Glass, who covers the biopharmaceutical, medical devices and digital health industries in Illinois, Missouri and Wisconsin, says the territory offers vast trade, investment and innovation opportunities for Canadian businesses. It includes many multinational companies, a large number of hospitals (metro Chicago alone has close to 90) world-renowned research universities and a vibrant start-up community. There is investor interest in Canadian tech firms, although the market is competitive, Glass says.
“Companies and hospitals receive thousands of requests a year to look at innovative technologies. One pharma company mentioned that its technology assessment department receives over 5,000 requests per year.” In this context, it’s critical to identify a champion interested in Canadian technology that can shepherd it within a company or hospital, she says, noting that the results of the BrainFx studies with Rush “are so important for the company” to prove the benefits of its product.
“BrainFx understands that the technology itself is not sufficient to succeed in the market,” Glass says. “It has taken the necessary steps to continue to gather data from the use of its technology to prove its competitive edge before the product launch on the U.S. market.”
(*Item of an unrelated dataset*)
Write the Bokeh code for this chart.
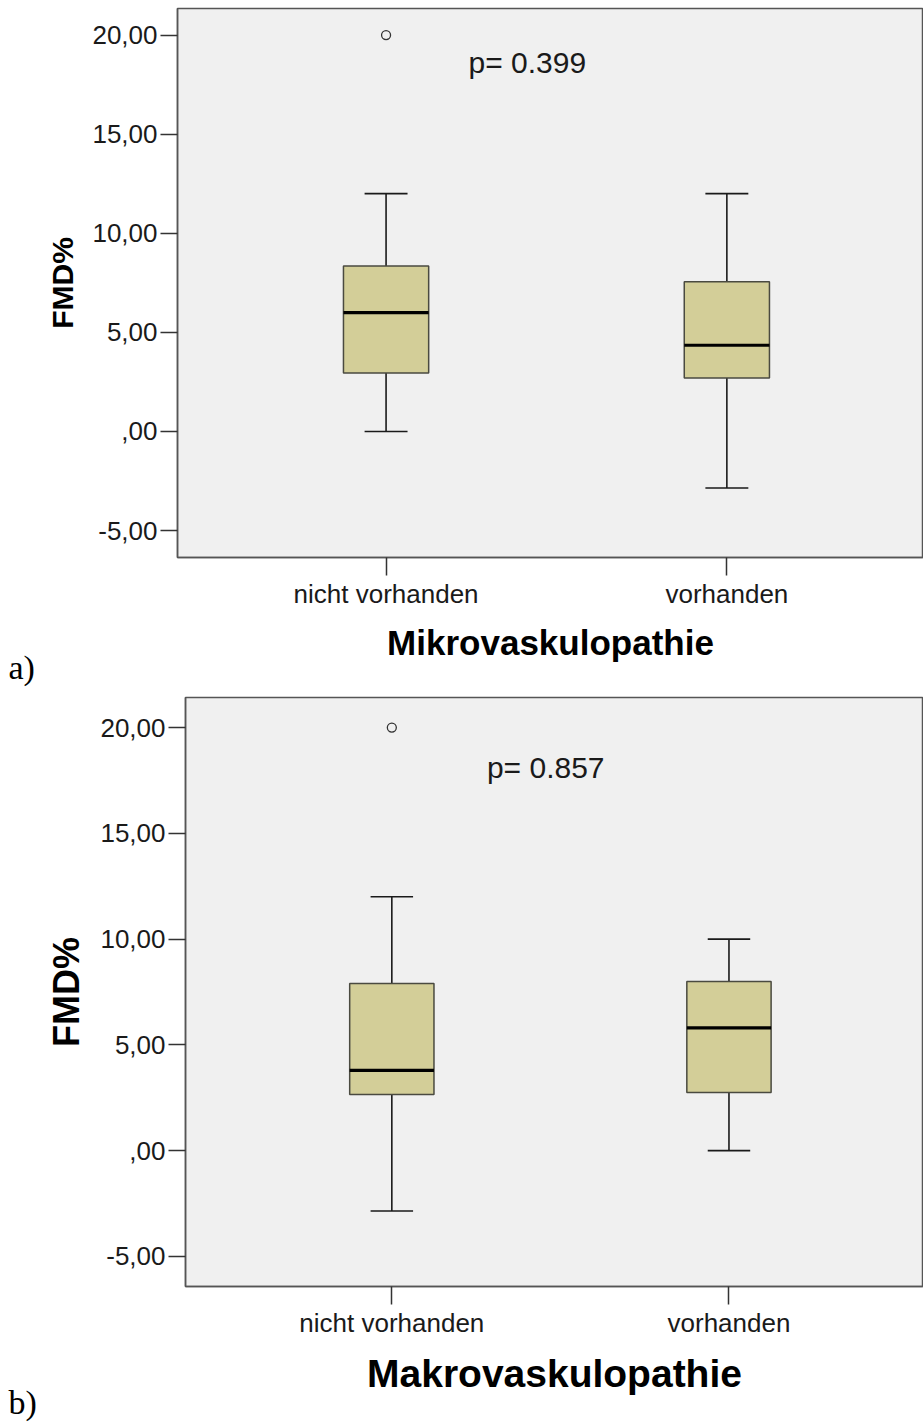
from bokeh.plotting import figure
from bokeh.models import Range1d, FixedTicker, Title
from bokeh.layouts import column
from bokeh.embed import file_html
from bokeh.resources import INLINE
from bokeh.core.properties import value

# ---------------- data ----------------
categories = ["nicht vorhanden", "vorhanden"]
y_ticks = [-5, 0, 5, 10, 15, 20]
y_tick_labels = ["-5,00", ",00", "5,00", "10,00", "15,00", "20,00"]
y_axis_title = "FMD%"

# a) Mikrovaskulopathie
mikro_title = "Mikrovaskulopathie"
mikro_low = [0.0, -2.85]
mikro_q1 = [2.95, 2.7]
mikro_median = [6.0, 4.35]
mikro_q3 = [8.35, 7.55]
mikro_high = [12.0, 12.0]
mikro_outlier_cat = ["nicht vorhanden"]
mikro_outlier_val = [20.0]
mikro_p = "p= 0.399"

# b) Makrovaskulopathie
makro_title = "Makrovaskulopathie"
makro_low = [-2.85, 0.0]
makro_q1 = [2.65, 2.75]
makro_median = [3.8, 5.8]
makro_q3 = [7.9, 8.0]
makro_high = [12.0, 10.0]
makro_outlier_cat = ["nicht vorhanden"]
makro_outlier_val = [20.0]
makro_p = "p= 0.857"

BOX_FILL = "#D3CE98"
FRAME_BG = "#F0F0F0"
INK = "#1a1a1a"
SANS = "Liberation Sans"


def make_panel(low, q1, med, q3, high, out_cat, out_val, ptext, p_xy, xtitle,
               panel_label, height, border_left, border_top, border_bottom,
               y_lo, y_hi, title_size, ylabel_size, lab_size, lab_standoff):
    p = figure(width=923, height=height, output_backend="svg", toolbar_location=None,
               x_range=Range1d(-0.612, 1.577), y_range=Range1d(y_lo, y_hi),
               min_border_left=border_left, min_border_right=0,
               min_border_top=border_top, min_border_bottom=border_bottom)
    p.frame_align = False
    p.background_fill_color = FRAME_BG
    p.border_fill_color = "white"
    p.outline_line_color = "#555555"
    p.outline_line_width = 1.5
    p.grid.visible = False

    xs = list(range(len(categories)))
    bw = 0.25
    cw = 0.063

    # whiskers
    p.segment(x0=xs, y0=q3, x1=xs, y1=high, line_color=INK, line_width=1.6)
    p.segment(x0=xs, y0=q1, x1=xs, y1=low, line_color=INK, line_width=1.6)
    p.segment(x0=[x - cw for x in xs], y0=high, x1=[x + cw for x in xs], y1=high,
              line_color=INK, line_width=1.6)
    p.segment(x0=[x - cw for x in xs], y0=low, x1=[x + cw for x in xs], y1=low,
              line_color=INK, line_width=1.6)
    # boxes
    p.vbar(x=xs, bottom=q1, top=q3, width=bw, fill_color=BOX_FILL,
           line_color="#4a4a40", line_width=1.5)
    # medians
    p.segment(x0=[x - bw / 2 for x in xs], y0=med, x1=[x + bw / 2 for x in xs], y1=med,
              line_color="black", line_width=3.2)
    # outliers
    ox = [categories.index(c) for c in out_cat]
    p.scatter(x=ox, y=out_val, size=9, marker="circle", fill_color=FRAME_BG,
              line_color="#333333", line_width=1.3)

    # p-value
    p.text(x=[p_xy[0]], y=[p_xy[1]], text=[ptext], text_font=value(SANS),
           text_font_size="30px", text_color=INK, text_baseline="alphabetic",
           text_align="left")

    # axes
    ya = p.yaxis[0]
    ya.ticker = FixedTicker(ticks=y_ticks)
    ya.major_label_overrides = {t: l for t, l in zip(y_ticks, y_tick_labels)}
    ya.minor_tick_line_color = None
    ya.major_tick_out = 17
    ya.major_tick_in = 0
    ya.major_tick_line_color = "#333333"
    ya.major_tick_line_width = 1.5
    ya.axis_line_color = "#555555"
    ya.axis_line_width = 1.5
    ya.major_label_text_font = SANS
    ya.major_label_text_font_size = "26px"
    ya.major_label_text_color = INK
    ya.major_label_standoff = 3
    ya.axis_label = y_axis_title
    ya.axis_label_text_font = SANS
    ya.axis_label_text_font_style = "bold"
    ya.axis_label_text_font_size = ylabel_size
    ya.axis_label_text_color = "black"
    ya.axis_label_standoff = 10

    xa = p.xaxis[0]
    xa.ticker = FixedTicker(ticks=xs)
    xa.major_label_overrides = {x: c for x, c in zip(xs, categories)}
    xa.minor_tick_line_color = None
    xa.major_tick_out = 18
    xa.major_tick_in = 0
    xa.major_tick_line_color = "#333333"
    xa.major_tick_line_width = 1.5
    xa.axis_line_color = "#555555"
    xa.axis_line_width = 1.5
    xa.major_label_text_font = SANS
    xa.major_label_text_font_size = "26px"
    xa.major_label_text_color = INK
    xa.major_label_standoff = 3
    xa.axis_label = xtitle
    xa.axis_label_text_font = SANS
    xa.axis_label_text_font_style = "bold"
    xa.axis_label_text_font_size = title_size
    xa.axis_label_text_color = "black"
    xa.axis_label_standoff = 11

    # panel letter below the axis, shifted to the canvas' left edge
    p.add_layout(Title(text=panel_label, align="left", offset=8 - border_left,
                       vertical_align="top", standoff=lab_standoff,
                       text_font="Liberation Serif", text_font_style="normal",
                       text_font_size=lab_size, text_color="black"), "below")
    return p


p1 = make_panel(mikro_low, mikro_q1, mikro_median, mikro_q3, mikro_high,
                mikro_outlier_cat, mikro_outlier_val, mikro_p, (0.242, 18.6),
                mikro_title, "a)", 692, 177, 8, 135, -6.36, 21.34,
                "35px", "30px", "34px", -32)
p2 = make_panel(makro_low, makro_q1, makro_median, makro_q3, makro_high,
                makro_outlier_cat, makro_outlier_val, makro_p, (0.282, 18.11),
                makro_title, "b)", 731, 185, 5, 137, -6.42, 21.42,
                "39px", "36px", "34px", -28)

layout = column(p1, p2, spacing=0)
open("out.html", "w").write(file_html(layout, INLINE))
The TCS—including the regional office in Toronto—has helped the company not only in Chicago but also in San Diego, Minneapolis, and Washington, Glass notes. It also received assistance from the province of Ontario at several trade shows, where introductions were made to trade commissioners. “As a group, we have been able to provide guidance on the U.S. market approach, advice on how to make a pitch to potential contacts or investors and facilitate introductions to local contacts in our respective territories,” says Glass.
Milner says the TCS has been “tremendously helpful” for BrainFx. “We’ve connected to trade commissioners from California to D.C. to Boston, New York and Chicago,” she says. “Any time we go to a U.S. conference or meeting, I contact the TCS and ask, ‘Who are you chatting with, and how might this be applicable to what we’re doing?’”
She suggests that developing relationships with the network of trade commissioners is “absolutely helpful,” because they know the field, their community and “who would be the best fit for you to spend time and effort on,” she says. “It’s so much easier to go from a warm introduction than a cold call—it’s really about making the connections, then it’s up to the company to take it from there.”
BrainFx is being used at several additional investigational sites in the U.S., Milner says. The next steps for the company include studying the use of the assessment tool in additional contexts, such as to determine the impact on brain function of changes in mental and emotional health.